- [Source records]:
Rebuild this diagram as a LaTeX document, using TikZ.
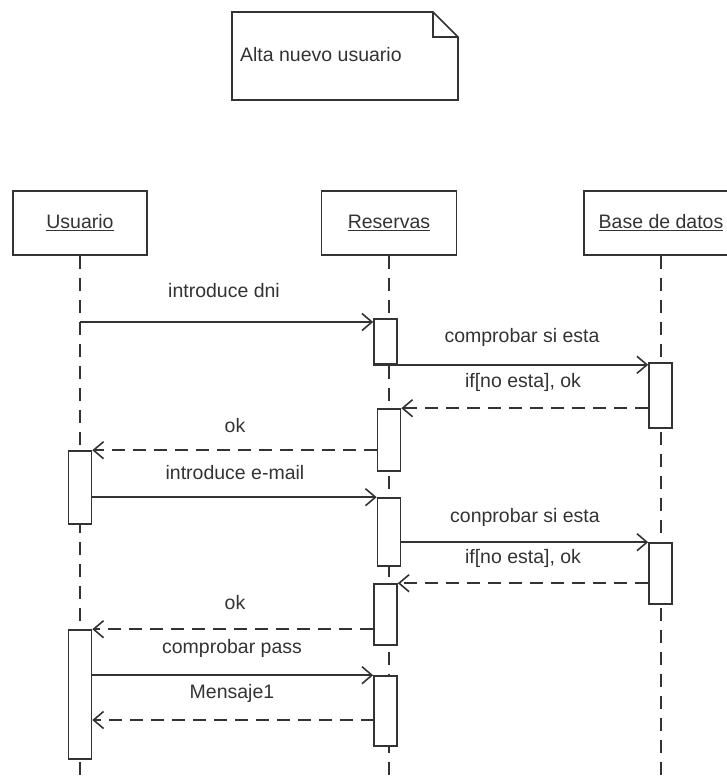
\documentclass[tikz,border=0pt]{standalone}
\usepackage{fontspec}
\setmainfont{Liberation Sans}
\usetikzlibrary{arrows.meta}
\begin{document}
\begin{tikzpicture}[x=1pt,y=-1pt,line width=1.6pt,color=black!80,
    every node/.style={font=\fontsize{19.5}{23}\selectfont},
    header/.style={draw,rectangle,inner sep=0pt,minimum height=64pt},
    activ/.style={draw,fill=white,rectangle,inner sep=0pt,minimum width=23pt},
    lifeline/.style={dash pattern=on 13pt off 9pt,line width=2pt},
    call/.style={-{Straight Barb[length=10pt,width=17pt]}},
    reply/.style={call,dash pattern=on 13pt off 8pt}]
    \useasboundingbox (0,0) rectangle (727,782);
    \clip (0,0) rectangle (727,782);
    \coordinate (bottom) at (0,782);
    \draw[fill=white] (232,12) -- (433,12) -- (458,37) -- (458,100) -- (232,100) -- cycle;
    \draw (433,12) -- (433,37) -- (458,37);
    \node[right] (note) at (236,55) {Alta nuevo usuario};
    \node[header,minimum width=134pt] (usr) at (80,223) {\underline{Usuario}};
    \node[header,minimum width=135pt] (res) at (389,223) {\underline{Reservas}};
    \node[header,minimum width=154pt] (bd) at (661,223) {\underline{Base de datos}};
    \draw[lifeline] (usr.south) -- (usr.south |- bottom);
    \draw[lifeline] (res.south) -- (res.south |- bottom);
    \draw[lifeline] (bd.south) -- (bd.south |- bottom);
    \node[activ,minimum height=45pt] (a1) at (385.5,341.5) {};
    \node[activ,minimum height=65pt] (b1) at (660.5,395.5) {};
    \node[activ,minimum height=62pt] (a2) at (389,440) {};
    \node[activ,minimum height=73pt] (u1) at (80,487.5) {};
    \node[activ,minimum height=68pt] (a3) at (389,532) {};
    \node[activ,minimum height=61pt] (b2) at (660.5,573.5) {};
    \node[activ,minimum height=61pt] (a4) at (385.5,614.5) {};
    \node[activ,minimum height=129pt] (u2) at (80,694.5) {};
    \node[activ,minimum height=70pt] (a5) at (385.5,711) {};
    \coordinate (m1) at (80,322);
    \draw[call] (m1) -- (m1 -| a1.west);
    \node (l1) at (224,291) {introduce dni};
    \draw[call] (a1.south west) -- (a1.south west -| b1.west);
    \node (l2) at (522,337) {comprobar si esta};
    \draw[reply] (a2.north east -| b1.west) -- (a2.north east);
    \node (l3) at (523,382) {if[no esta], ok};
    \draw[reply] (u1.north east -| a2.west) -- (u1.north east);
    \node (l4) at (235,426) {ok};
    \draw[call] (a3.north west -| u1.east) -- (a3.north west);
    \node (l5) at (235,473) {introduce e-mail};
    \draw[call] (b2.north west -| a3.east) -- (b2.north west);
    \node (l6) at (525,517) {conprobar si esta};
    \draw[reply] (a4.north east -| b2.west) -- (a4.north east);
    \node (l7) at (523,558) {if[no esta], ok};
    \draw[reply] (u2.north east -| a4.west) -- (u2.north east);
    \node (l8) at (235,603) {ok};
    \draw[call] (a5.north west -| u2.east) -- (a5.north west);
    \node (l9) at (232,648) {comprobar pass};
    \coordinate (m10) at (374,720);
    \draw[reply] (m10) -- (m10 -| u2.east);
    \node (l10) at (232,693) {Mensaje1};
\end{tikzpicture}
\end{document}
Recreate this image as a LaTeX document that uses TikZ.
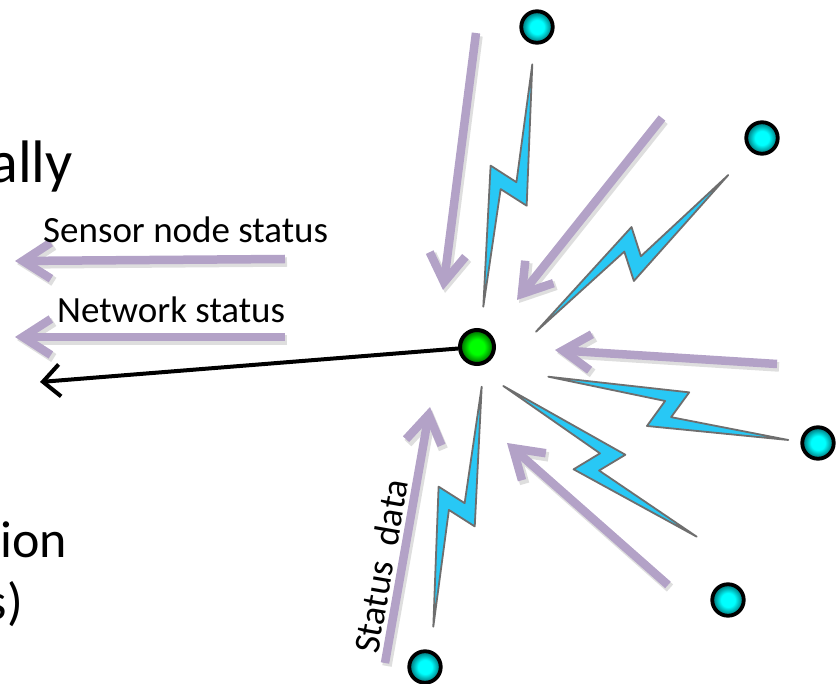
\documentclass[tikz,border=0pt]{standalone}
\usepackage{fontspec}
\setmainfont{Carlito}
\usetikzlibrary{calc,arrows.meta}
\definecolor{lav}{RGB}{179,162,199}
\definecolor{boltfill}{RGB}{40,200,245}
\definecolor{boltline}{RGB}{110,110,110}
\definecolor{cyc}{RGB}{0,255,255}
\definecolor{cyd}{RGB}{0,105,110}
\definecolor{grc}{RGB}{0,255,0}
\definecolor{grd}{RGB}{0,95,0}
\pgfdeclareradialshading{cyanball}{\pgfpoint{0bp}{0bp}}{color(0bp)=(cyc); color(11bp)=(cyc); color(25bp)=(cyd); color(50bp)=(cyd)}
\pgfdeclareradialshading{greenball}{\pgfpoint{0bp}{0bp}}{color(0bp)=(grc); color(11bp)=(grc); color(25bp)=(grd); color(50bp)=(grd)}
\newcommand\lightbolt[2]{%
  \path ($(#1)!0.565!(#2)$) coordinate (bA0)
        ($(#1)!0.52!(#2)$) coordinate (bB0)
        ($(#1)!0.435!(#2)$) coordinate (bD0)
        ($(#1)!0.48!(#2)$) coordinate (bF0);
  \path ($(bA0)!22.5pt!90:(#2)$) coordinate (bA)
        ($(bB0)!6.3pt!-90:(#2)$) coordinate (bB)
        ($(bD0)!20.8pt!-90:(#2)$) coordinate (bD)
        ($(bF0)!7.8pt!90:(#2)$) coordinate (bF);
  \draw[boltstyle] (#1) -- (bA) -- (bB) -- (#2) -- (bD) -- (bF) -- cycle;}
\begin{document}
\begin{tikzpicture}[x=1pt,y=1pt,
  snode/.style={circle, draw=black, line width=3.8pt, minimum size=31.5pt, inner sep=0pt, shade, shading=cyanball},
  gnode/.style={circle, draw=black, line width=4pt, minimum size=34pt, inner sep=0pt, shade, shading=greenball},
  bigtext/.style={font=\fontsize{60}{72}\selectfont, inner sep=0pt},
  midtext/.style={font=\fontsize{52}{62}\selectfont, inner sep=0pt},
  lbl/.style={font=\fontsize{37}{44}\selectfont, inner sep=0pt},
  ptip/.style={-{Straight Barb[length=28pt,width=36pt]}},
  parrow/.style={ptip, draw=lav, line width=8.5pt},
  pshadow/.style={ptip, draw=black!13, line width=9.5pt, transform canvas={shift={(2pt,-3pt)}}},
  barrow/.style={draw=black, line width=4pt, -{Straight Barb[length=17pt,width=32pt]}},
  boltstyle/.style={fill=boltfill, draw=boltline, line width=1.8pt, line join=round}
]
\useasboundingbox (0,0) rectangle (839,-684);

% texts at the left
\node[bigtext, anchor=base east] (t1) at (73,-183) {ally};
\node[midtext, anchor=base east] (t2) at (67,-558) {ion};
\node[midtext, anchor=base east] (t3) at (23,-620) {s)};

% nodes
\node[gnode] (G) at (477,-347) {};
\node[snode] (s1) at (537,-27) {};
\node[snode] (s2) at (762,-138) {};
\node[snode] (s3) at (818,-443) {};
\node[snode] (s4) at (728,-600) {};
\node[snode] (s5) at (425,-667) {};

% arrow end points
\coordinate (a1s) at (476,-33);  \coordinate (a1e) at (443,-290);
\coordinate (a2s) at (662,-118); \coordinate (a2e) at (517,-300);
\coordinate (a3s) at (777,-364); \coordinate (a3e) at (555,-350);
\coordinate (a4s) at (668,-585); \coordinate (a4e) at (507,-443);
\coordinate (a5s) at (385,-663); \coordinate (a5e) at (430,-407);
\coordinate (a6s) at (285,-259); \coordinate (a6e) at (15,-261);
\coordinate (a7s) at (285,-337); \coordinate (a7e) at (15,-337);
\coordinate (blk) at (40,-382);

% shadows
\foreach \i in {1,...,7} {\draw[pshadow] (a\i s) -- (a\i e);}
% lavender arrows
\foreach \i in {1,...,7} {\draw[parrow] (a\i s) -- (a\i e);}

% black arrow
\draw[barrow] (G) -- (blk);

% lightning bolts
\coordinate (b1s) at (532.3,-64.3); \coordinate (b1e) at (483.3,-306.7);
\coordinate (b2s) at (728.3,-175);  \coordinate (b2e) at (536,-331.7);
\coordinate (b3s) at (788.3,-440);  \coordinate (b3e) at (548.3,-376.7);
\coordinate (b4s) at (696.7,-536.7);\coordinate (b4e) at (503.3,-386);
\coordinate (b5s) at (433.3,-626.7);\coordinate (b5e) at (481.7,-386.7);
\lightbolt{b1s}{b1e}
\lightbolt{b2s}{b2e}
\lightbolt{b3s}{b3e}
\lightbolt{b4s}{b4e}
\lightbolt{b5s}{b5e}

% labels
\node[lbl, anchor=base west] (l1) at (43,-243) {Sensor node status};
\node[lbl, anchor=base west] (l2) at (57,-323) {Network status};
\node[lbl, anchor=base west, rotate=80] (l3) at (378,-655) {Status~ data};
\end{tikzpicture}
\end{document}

- [Exercise objective]: In the listing above, find the line with "Recreate this image" and the line with "anchor=base east] (t3)". Copy both of them and every line between, exactly, but not the pictures.

- [Expected output]:
Recreate this image as a LaTeX document that uses TikZ.
\documentclass[tikz,border=0pt]{standalone}
\usepackage{fontspec}
\setmainfont{Carlito}
\usetikzlibrary{calc,arrows.meta}
\definecolor{lav}{RGB}{179,162,199}
\definecolor{boltfill}{RGB}{40,200,245}
\definecolor{boltline}{RGB}{110,110,110}
\definecolor{cyc}{RGB}{0,255,255}
\definecolor{cyd}{RGB}{0,105,110}
\definecolor{grc}{RGB}{0,255,0}
\definecolor{grd}{RGB}{0,95,0}
\pgfdeclareradialshading{cyanball}{\pgfpoint{0bp}{0bp}}{color(0bp)=(cyc); color(11bp)=(cyc); color(25bp)=(cyd); color(50bp)=(cyd)}
\pgfdeclareradialshading{greenball}{\pgfpoint{0bp}{0bp}}{color(0bp)=(grc); color(11bp)=(grc); color(25bp)=(grd); color(50bp)=(grd)}
\newcommand\lightbolt[2]{%
  \path ($(#1)!0.565!(#2)$) coordinate (bA0)
        ($(#1)!0.52!(#2)$) coordinate (bB0)
        ($(#1)!0.435!(#2)$) coordinate (bD0)
        ($(#1)!0.48!(#2)$) coordinate (bF0);
  \path ($(bA0)!22.5pt!90:(#2)$) coordinate (bA)
        ($(bB0)!6.3pt!-90:(#2)$) coordinate (bB)
        ($(bD0)!20.8pt!-90:(#2)$) coordinate (bD)
        ($(bF0)!7.8pt!90:(#2)$) coordinate (bF);
  \draw[boltstyle] (#1) -- (bA) -- (bB) -- (#2) -- (bD) -- (bF) -- cycle;}
\begin{document}
\begin{tikzpicture}[x=1pt,y=1pt,
  snode/.style={circle, draw=black, line width=3.8pt, minimum size=31.5pt, inner sep=0pt, shade, shading=cyanball},
  gnode/.style={circle, draw=black, line width=4pt, minimum size=34pt, inner sep=0pt, shade, shading=greenball},
  bigtext/.style={font=\fontsize{60}{72}\selectfont, inner sep=0pt},
  midtext/.style={font=\fontsize{52}{62}\selectfont, inner sep=0pt},
  lbl/.style={font=\fontsize{37}{44}\selectfont, inner sep=0pt},
  ptip/.style={-{Straight Barb[length=28pt,width=36pt]}},
  parrow/.style={ptip, draw=lav, line width=8.5pt},
  pshadow/.style={ptip, draw=black!13, line width=9.5pt, transform canvas={shift={(2pt,-3pt)}}},
  barrow/.style={draw=black, line width=4pt, -{Straight Barb[length=17pt,width=32pt]}},
  boltstyle/.style={fill=boltfill, draw=boltline, line width=1.8pt, line join=round}
]
\useasboundingbox (0,0) rectangle (839,-684);

% texts at the left
\node[bigtext, anchor=base east] (t1) at (73,-183) {ally};
\node[midtext, anchor=base east] (t2) at (67,-558) {ion};
\node[midtext, anchor=base east] (t3) at (23,-620) {s)};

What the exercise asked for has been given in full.